- EXERCISE
Reproduce the material word for word; the images stay out.

- GIVEN MATERIAL

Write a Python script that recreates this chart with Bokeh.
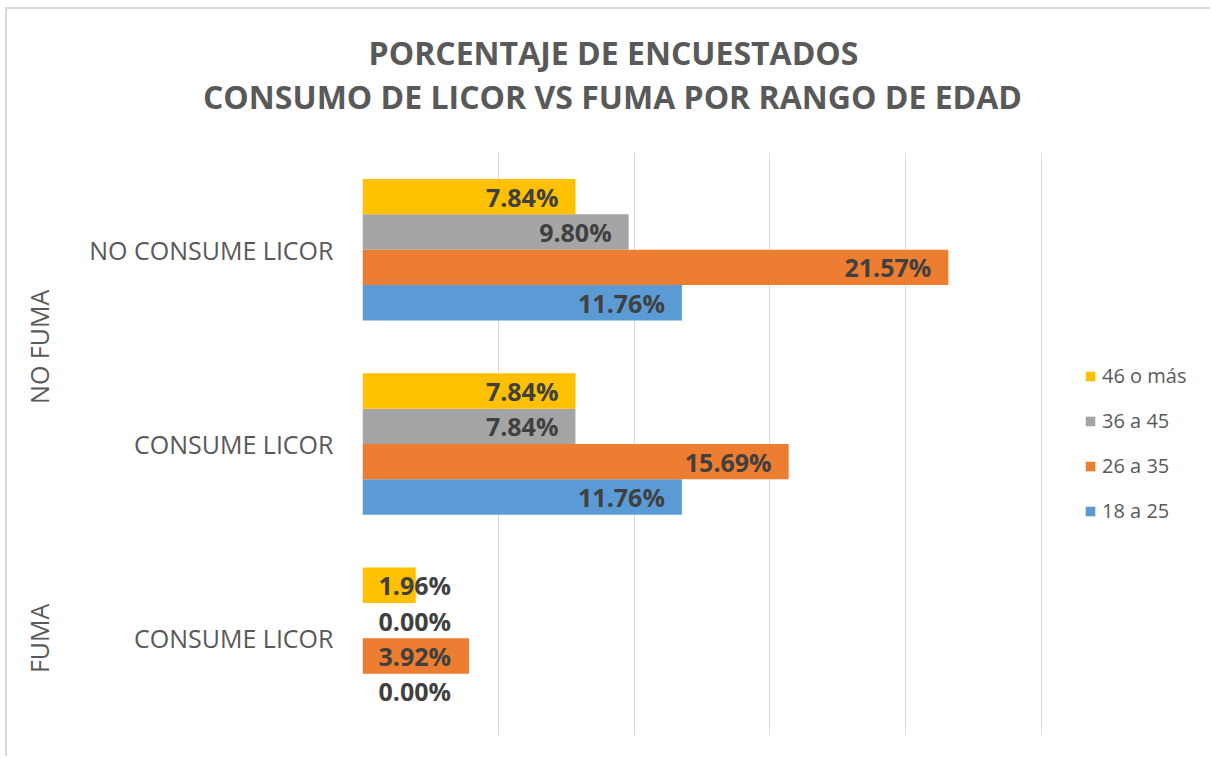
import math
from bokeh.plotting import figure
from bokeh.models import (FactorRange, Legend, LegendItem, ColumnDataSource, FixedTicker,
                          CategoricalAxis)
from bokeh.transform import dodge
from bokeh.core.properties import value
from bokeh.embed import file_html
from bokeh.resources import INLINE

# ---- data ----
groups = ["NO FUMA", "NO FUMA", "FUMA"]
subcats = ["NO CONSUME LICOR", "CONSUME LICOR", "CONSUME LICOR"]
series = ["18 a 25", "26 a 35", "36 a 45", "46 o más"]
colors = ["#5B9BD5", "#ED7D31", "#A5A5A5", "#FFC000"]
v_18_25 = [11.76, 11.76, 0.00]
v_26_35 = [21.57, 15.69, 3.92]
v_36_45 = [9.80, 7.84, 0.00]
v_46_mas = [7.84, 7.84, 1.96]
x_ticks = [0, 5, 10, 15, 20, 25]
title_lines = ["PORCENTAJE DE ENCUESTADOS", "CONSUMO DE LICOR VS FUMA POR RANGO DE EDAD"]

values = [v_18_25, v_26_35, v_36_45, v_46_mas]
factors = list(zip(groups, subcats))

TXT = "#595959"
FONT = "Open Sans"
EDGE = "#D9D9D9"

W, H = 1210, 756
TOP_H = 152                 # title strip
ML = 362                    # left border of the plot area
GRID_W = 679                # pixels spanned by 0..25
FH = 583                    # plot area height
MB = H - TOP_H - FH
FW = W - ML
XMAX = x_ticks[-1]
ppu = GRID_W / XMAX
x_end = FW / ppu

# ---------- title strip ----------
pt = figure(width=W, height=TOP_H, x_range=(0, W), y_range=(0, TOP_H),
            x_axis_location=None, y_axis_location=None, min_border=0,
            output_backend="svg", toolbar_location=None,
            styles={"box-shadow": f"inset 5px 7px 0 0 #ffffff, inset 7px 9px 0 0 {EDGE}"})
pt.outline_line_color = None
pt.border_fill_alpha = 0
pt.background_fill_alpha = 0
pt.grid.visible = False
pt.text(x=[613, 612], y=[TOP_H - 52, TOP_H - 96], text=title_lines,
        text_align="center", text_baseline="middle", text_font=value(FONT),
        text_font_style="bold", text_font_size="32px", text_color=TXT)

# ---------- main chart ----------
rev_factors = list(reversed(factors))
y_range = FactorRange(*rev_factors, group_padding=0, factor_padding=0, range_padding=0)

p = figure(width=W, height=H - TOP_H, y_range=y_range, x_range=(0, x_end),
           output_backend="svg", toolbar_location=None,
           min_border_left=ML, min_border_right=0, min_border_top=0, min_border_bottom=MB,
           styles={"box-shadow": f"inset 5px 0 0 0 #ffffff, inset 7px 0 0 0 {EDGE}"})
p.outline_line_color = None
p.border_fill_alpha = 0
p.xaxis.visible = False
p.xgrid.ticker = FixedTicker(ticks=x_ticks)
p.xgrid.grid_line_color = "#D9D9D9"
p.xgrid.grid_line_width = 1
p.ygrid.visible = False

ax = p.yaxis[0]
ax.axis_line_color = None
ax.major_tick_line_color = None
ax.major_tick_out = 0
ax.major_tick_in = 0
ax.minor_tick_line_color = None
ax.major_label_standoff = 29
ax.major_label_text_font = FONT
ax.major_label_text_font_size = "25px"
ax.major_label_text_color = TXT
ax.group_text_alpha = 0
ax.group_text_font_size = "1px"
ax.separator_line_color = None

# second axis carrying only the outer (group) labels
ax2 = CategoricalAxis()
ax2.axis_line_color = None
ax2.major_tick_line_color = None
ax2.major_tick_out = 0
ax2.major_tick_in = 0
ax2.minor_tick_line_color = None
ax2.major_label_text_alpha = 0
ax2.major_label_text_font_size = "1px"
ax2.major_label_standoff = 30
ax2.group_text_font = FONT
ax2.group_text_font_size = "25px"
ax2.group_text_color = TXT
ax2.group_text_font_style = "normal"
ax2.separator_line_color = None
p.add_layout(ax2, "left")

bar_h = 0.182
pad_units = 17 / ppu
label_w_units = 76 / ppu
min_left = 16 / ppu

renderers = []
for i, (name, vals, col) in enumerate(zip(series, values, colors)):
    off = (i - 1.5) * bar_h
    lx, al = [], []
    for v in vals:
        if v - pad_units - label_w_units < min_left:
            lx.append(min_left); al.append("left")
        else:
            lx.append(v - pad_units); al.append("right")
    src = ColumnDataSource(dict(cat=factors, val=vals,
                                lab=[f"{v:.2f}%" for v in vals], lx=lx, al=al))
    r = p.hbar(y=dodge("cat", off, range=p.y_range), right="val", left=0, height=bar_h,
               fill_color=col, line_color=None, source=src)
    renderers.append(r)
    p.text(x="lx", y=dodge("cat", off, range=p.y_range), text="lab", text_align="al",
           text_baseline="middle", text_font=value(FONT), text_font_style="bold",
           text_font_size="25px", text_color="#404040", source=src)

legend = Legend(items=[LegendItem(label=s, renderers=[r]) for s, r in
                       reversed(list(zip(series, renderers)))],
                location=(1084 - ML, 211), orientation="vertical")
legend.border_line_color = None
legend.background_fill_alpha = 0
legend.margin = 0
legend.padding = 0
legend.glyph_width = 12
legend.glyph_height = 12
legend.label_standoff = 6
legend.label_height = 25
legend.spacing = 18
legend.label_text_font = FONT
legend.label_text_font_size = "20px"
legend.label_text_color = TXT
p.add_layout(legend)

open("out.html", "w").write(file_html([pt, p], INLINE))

- EXPECTED OUTPUT
Write a Python script that recreates this chart with Bokeh.
import math
from bokeh.plotting import figure
from bokeh.models import (FactorRange, Legend, LegendItem, ColumnDataSource, FixedTicker,
                          CategoricalAxis)
from bokeh.transform import dodge
from bokeh.core.properties import value
from bokeh.embed import file_html
from bokeh.resources import INLINE

# ---- data ----
groups = ["NO FUMA", "NO FUMA", "FUMA"]
subcats = ["NO CONSUME LICOR", "CONSUME LICOR", "CONSUME LICOR"]
series = ["18 a 25", "26 a 35", "36 a 45", "46 o más"]
colors = ["#5B9BD5", "#ED7D31", "#A5A5A5", "#FFC000"]
v_18_25 = [11.76, 11.76, 0.00]
v_26_35 = [21.57, 15.69, 3.92]
v_36_45 = [9.80, 7.84, 0.00]
v_46_mas = [7.84, 7.84, 1.96]
x_ticks = [0, 5, 10, 15, 20, 25]
title_lines = ["PORCENTAJE DE ENCUESTADOS", "CONSUMO DE LICOR VS FUMA POR RANGO DE EDAD"]

values = [v_18_25, v_26_35, v_36_45, v_46_mas]
factors = list(zip(groups, subcats))

TXT = "#595959"
FONT = "Open Sans"
EDGE = "#D9D9D9"

W, H = 1210, 756
TOP_H = 152                 # title strip
ML = 362                    # left border of the plot area
GRID_W = 679                # pixels spanned by 0..25
FH = 583                    # plot area height
MB = H - TOP_H - FH
FW = W - ML
XMAX = x_ticks[-1]
ppu = GRID_W / XMAX
x_end = FW / ppu

# ---------- title strip ----------
pt = figure(width=W, height=TOP_H, x_range=(0, W), y_range=(0, TOP_H),
            x_axis_location=None, y_axis_location=None, min_border=0,
            output_backend="svg", toolbar_location=None,
            styles={"box-shadow": f"inset 5px 7px 0 0 #ffffff, inset 7px 9px 0 0 {EDGE}"})
pt.outline_line_color = None
pt.border_fill_alpha = 0
pt.background_fill_alpha = 0
pt.grid.visible = False
pt.text(x=[613, 612], y=[TOP_H - 52, TOP_H - 96], text=title_lines,
        text_align="center", text_baseline="middle", text_font=value(FONT),
        text_font_style="bold", text_font_size="32px", text_color=TXT)

# ---------- main chart ----------
rev_factors = list(reversed(factors))
y_range = FactorRange(*rev_factors, group_padding=0, factor_padding=0, range_padding=0)

p = figure(width=W, height=H - TOP_H, y_range=y_range, x_range=(0, x_end),
           output_backend="svg", toolbar_location=None,
           min_border_left=ML, min_border_right=0, min_border_top=0, min_border_bottom=MB,
           styles={"box-shadow": f"inset 5px 0 0 0 #ffffff, inset 7px 0 0 0 {EDGE}"})
p.outline_line_color = None
p.border_fill_alpha = 0
p.xaxis.visible = False
p.xgrid.ticker = FixedTicker(ticks=x_ticks)
p.xgrid.grid_line_color = "#D9D9D9"
p.xgrid.grid_line_width = 1
p.ygrid.visible = False

ax = p.yaxis[0]
ax.axis_line_color = None
ax.major_tick_line_color = None
ax.major_tick_out = 0
ax.major_tick_in = 0
ax.minor_tick_line_color = None
ax.major_label_standoff = 29
ax.major_label_text_font = FONT
ax.major_label_text_font_size = "25px"
ax.major_label_text_color = TXT
ax.group_text_alpha = 0
ax.group_text_font_size = "1px"
ax.separator_line_color = None

# second axis carrying only the outer (group) labels
ax2 = CategoricalAxis()
ax2.axis_line_color = None
ax2.major_tick_line_color = None
ax2.major_tick_out = 0
ax2.major_tick_in = 0
ax2.minor_tick_line_color = None
ax2.major_label_text_alpha = 0
ax2.major_label_text_font_size = "1px"
ax2.major_label_standoff = 30
ax2.group_text_font = FONT
ax2.group_text_font_size = "25px"
ax2.group_text_color = TXT
ax2.group_text_font_style = "normal"
ax2.separator_line_color = None
p.add_layout(ax2, "left")

bar_h = 0.182
pad_units = 17 / ppu
label_w_units = 76 / ppu
min_left = 16 / ppu

renderers = []
for i, (name, vals, col) in enumerate(zip(series, values, colors)):
    off = (i - 1.5) * bar_h
    lx, al = [], []
    for v in vals:
        if v - pad_units - label_w_units < min_left:
            lx.append(min_left); al.append("left")
        else:
            lx.append(v - pad_units); al.append("right")
    src = ColumnDataSource(dict(cat=factors, val=vals,
                                lab=[f"{v:.2f}%" for v in vals], lx=lx, al=al))
    r = p.hbar(y=dodge("cat", off, range=p.y_range), right="val", left=0, height=bar_h,
               fill_color=col, line_color=None, source=src)
    renderers.append(r)
    p.text(x="lx", y=dodge("cat", off, range=p.y_range), text="lab", text_align="al",
           text_baseline="middle", text_font=value(FONT), text_font_style="bold",
           text_font_size="25px", text_color="#404040", source=src)

legend = Legend(items=[LegendItem(label=s, renderers=[r]) for s, r in
                       reversed(list(zip(series, renderers)))],
                location=(1084 - ML, 211), orientation="vertical")
legend.border_line_color = None
legend.background_fill_alpha = 0
legend.margin = 0
legend.padding = 0
legend.glyph_width = 12
legend.glyph_height = 12
legend.label_standoff = 6
legend.label_height = 25
legend.spacing = 18
legend.label_text_font = FONT
legend.label_text_font_size = "20px"
legend.label_text_color = TXT
p.add_layout(legend)

open("out.html", "w").write(file_html([pt, p], INLINE))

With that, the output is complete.